Ryan Singel, the co-founder and editor of this blog, is leaving us Friday after 10 years writing for Wired.com. He’s moving on to focus on his start-up, Contextly, which among other things powers the nifty “Related Links” box at the bottom of every Wired.com story.
Ryan co-founded Threat Level in 2006 with Kevin Poulsen, the blog’s first editor. Originally known as 27bstroke6, this was Wired’s first news blog, and it continues tackling security, privacy, crime and intellectual property in the online world.
During his tenure as writer, and then editor, Threat Level received a gaggle of awards and recognitions, from Webby Awards to twice being named in Time Magazine’s Top 25 list of blogs.
Contextly, which Ryan founded more than a year ago, is a San Francisco startup providing websites and blogs with tools to help them show off their best content to readers, and increase page views and the number of views per reader.

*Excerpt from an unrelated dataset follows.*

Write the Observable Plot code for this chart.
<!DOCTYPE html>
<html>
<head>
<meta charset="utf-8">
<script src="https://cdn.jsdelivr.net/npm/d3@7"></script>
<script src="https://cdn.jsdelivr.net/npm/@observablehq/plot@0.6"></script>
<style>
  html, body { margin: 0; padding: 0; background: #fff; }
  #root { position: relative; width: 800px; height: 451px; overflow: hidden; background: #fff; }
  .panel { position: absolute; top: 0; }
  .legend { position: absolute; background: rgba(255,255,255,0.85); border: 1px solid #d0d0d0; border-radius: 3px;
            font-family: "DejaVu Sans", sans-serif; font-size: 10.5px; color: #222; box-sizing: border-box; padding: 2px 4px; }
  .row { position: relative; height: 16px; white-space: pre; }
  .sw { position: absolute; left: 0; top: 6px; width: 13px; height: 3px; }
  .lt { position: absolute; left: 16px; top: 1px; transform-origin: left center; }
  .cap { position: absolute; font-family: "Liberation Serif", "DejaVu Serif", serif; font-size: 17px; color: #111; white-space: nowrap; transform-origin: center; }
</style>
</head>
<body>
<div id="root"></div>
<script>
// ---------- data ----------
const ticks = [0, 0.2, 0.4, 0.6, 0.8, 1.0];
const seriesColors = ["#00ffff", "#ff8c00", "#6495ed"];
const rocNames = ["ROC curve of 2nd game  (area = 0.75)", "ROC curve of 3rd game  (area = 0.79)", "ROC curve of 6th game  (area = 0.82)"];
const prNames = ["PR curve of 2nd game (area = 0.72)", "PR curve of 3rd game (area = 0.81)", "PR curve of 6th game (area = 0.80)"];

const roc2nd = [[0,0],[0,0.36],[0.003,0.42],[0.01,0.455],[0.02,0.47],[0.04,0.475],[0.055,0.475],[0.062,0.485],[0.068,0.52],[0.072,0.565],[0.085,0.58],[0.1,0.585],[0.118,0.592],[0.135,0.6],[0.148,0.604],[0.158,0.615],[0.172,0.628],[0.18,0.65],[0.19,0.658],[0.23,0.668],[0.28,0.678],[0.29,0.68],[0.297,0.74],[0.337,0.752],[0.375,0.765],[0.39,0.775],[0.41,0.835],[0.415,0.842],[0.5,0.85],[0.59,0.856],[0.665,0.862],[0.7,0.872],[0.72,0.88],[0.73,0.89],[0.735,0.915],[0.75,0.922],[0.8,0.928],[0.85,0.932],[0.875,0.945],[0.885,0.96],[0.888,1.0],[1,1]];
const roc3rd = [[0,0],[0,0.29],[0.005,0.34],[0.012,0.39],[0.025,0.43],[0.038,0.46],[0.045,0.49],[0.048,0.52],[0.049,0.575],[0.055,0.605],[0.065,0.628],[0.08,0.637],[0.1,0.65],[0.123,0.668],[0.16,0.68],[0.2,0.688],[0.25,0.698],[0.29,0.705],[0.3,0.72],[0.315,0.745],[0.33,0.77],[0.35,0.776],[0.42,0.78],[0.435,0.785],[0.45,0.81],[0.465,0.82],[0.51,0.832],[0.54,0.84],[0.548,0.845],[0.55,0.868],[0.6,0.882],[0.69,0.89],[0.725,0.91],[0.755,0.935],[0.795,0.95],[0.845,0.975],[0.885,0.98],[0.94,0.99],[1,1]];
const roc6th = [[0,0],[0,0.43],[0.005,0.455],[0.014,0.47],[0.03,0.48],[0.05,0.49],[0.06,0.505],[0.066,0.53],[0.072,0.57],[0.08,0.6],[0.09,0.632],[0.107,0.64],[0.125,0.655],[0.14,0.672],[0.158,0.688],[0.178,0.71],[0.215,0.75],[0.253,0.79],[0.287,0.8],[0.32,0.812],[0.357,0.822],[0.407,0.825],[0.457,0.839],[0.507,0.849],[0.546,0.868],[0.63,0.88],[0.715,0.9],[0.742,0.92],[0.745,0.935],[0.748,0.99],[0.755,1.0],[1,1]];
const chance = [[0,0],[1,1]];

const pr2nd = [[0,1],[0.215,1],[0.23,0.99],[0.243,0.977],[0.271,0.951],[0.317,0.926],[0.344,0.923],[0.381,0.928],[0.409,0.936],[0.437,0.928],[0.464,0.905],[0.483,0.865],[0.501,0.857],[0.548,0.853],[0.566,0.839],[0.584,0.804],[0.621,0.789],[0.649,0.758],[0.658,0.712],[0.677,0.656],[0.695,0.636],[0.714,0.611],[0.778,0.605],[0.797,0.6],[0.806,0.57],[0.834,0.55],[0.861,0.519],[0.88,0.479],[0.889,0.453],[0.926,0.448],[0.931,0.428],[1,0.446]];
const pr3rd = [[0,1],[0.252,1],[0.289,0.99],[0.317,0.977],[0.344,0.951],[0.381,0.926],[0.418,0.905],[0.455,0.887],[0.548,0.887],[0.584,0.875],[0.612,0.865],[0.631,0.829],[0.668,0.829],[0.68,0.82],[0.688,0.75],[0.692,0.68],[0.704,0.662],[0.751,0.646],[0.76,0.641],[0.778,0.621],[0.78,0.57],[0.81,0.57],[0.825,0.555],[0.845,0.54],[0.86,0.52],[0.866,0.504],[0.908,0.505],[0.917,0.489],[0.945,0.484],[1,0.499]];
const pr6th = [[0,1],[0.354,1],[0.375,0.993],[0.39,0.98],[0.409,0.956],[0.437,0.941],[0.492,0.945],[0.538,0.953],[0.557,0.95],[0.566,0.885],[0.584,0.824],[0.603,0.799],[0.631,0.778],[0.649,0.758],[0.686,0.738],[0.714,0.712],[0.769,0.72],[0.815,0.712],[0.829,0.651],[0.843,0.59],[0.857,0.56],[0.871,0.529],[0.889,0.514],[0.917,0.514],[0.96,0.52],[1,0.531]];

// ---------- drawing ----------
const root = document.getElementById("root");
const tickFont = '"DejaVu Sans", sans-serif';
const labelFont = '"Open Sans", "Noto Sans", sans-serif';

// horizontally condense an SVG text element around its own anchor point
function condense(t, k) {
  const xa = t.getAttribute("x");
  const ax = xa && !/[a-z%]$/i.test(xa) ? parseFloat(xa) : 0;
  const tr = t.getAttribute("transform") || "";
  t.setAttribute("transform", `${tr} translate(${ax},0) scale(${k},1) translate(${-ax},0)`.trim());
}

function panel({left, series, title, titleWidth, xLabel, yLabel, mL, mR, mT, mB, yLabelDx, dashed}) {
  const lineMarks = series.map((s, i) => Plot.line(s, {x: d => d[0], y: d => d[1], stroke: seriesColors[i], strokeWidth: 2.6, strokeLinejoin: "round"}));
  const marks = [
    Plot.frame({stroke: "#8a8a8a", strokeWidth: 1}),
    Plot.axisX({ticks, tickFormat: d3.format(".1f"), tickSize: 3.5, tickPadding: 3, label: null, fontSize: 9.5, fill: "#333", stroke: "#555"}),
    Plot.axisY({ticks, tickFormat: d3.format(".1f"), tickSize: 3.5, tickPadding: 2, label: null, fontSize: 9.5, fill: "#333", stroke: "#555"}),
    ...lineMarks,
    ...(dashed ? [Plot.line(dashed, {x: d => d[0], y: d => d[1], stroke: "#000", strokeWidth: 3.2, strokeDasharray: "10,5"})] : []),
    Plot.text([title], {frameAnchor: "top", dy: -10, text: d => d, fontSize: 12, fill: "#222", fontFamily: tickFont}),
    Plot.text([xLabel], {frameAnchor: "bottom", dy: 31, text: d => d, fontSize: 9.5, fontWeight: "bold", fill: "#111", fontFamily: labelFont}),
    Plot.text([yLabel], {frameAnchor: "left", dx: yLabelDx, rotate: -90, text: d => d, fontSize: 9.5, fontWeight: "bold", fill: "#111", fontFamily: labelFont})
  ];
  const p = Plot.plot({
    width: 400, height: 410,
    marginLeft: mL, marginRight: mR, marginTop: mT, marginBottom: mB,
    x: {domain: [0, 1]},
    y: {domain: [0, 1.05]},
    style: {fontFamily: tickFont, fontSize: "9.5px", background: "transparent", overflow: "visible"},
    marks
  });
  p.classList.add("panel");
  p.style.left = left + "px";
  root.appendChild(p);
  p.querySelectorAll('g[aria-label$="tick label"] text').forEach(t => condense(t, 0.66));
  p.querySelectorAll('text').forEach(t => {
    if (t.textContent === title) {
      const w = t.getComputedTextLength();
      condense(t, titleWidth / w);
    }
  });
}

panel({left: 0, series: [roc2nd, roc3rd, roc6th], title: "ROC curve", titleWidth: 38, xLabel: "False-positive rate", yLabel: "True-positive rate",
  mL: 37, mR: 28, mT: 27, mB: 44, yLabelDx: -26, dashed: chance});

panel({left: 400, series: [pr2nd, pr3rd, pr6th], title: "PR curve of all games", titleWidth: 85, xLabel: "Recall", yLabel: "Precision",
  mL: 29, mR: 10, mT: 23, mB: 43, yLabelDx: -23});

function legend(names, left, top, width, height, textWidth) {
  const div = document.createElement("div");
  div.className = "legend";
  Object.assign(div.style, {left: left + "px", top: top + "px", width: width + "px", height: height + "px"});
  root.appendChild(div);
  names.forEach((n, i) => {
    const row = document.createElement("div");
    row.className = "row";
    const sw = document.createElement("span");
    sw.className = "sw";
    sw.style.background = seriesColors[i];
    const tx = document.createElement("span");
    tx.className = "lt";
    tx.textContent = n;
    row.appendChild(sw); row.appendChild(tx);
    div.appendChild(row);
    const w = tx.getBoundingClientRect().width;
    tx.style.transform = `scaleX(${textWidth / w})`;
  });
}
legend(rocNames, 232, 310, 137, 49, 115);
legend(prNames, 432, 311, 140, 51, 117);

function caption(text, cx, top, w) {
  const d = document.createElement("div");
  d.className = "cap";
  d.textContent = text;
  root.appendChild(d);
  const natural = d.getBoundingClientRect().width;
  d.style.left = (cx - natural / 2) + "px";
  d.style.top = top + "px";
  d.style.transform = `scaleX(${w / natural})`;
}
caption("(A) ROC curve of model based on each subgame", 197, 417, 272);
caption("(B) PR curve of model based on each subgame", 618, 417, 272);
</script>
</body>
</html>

In addition to Wired, the company’s clients include Cult of Mac and Wall St. Cheat Sheet.
“It’s gotten to the point that there’s enough interest and there’s so many fun things we want to build out that, in order to do that, I have to dedicate myself full-time. There’s just not enough hours in the day,” he said.
“Ryan is a true hybrid — a journalist who knows the scene, and knows how to code. He’s broken big stories and fought for consumers in sharp columns challenging the telecom industry. And he’s been a smart and tireless pioneer of digital reporting methods,” said Evan Hansen, Wired.com’s editor in chief.

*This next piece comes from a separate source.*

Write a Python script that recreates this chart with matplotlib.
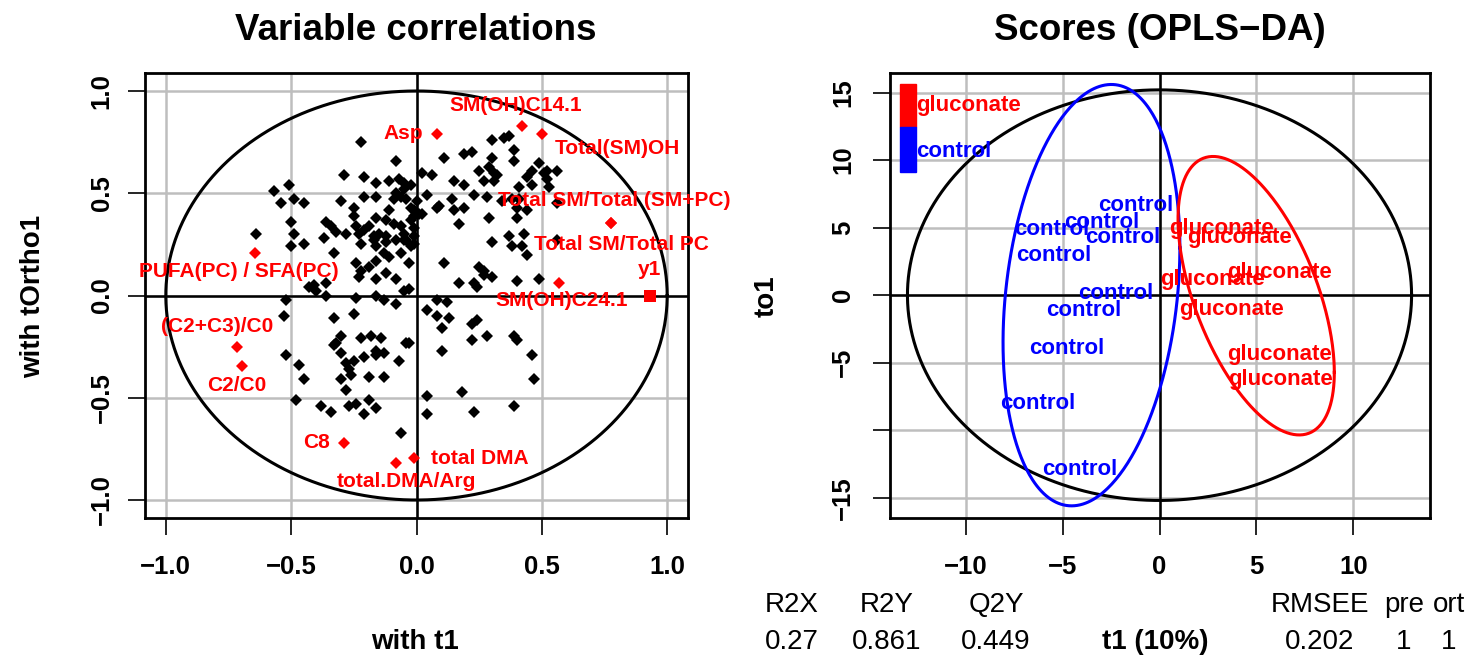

“From his start at Wired, Ryan has embodied fully the promise and potential of online journalism,” said Poulsen, now Wired.com’s news editor. “He brought courage, curiosity, fairness, and a clear-eyed dedication to the truth to the job every day. And as an editor, he brought out the best in his writers.”
One of Ryan’s biggest scoops was in 2006, when he obtained and published documents that were sealed in San Francisco federal court that apparently showed that AT&T was funneling Americans’ electronic communications to the National Security Agency. Even today, those documents remain the focal point of the Electronic Frontier Foundation’s eavesdropping lawsuit against the government.
Ryan, who graduated with a bachelor’s in English at Vassar College in 1995 and the University of Chicago in 1999 with a master’s in humanities, is best known among his colleagues for donning newsboy caps and complaining about the casual cruelty of San Francisco motorists that he had dodged on his bike ride to the office.
As one of the few editors who grasps the subject matter as much or more than the writers reporting to him, Ryan will be sorely missed here.
He said Threat Level was founded on the idea that it would be “a tool for journalism” and not a soap box.
“It wasn’t just a tool for mouthing off,” he said. “It values getting things right, quoting people and picking up the phone. I think that’s a big part of the success for the blogs at Wired generally.”